Antiguo y nuevo régimen

Hay discursos que cuesta entender. No se sabe muy bien si por oscuridad verbal -quizás también mental- de quien los pronuncia o por lo etéreo de los conceptos que se emplean. Viene esto a cuento de Maragall y sus nacionalidades históricas, porque digo yo que todos los territorios y pueblos tienen su historia. Y todos los Estados europeos, también. A lo largo de la Historia, éstos se han ido forjando como agrupaciones de territorios más pequeños, debido a la casualidad, al éxito bélico de sus monarcas y príncipes o a simples alianzas matrimoniales. En este proceso, como en la definición de las actuales fronteras, hay, por supuesto, mucho de contingencia histórica. Las cosas, qué duda cabe, podrían haber sido de cualquier otra manera. Pero han sido así. Por eso, en tal materia repelen las invocaciones metafísicas o trascendentales.

Los Estados, al menos como hoy los conocemos -con entidad propia y después de haber repudiado su situación de apéndices patrimoniales de las Coronas- son relativamente modernos. Y moderno es el Derecho que les da cobertura, basado en la igualdad jurídica de todos los ciudadanos. En el Antiguo Régimen los derechos no eran individuales, sino estamentales, territoriales. Tampoco eran universales, sino que se identificaban con la noción de fuero, de privilegio, privilegios pactados, más bien arrebatados al monarca o al emperador por un estamento, ciudad, territorio, condado o reino. El ciudadano poseía derechos únicamente en su calidad de miembro de un territorio o estamento.

El Estado moderno resulta incompatible con los fueros y privilegios, ya sean individuales o colectivos, y toda pretensión de establecerlos es una involución hacia el pasado, a situaciones y condiciones predemocráticas. Estaríamos buenos si tuviésemos que retornar a las prerrogativas o regalías de la Edad Media o del Antiguo Régimen.

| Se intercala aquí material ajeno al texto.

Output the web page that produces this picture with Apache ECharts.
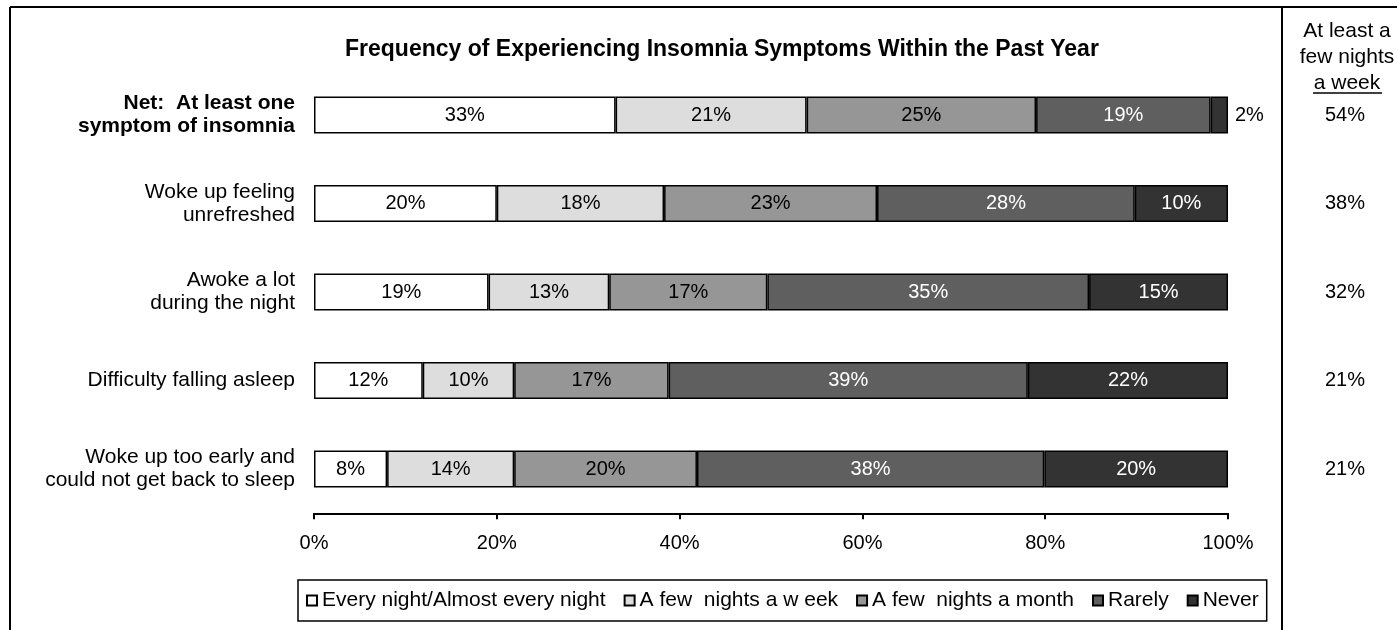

En el nuevo régimen no son los territorios, ni las ciudades, ni los estamentos, los que contribuyen y reciben servicios y prestaciones del Estado, sino los ciudadanos. Por eso carecen de sentido expresiones tales como las de déficit fiscal de Cataluña o planteamientos como los que realiza Maragall acerca de que las Autonomías contribuyan según su renta y perciban según su población. Son los ciudadanos los que contribuyen, y deben hacerlo con independencia del territorio en que residan, de acuerdo con su capacidad económica, pero de forma progresiva, es decir, más que proporcionalmente. Y son también los ciudadanos, al margen de cuál sea su Comunidad, los beneficiarios, según sus necesidades y circunstancias particulares, de los servicios y de las prestaciones sociales. El saldo de cada Comunidad no es algo previamente pactado, sino el resultado lógico de estas reglas generales.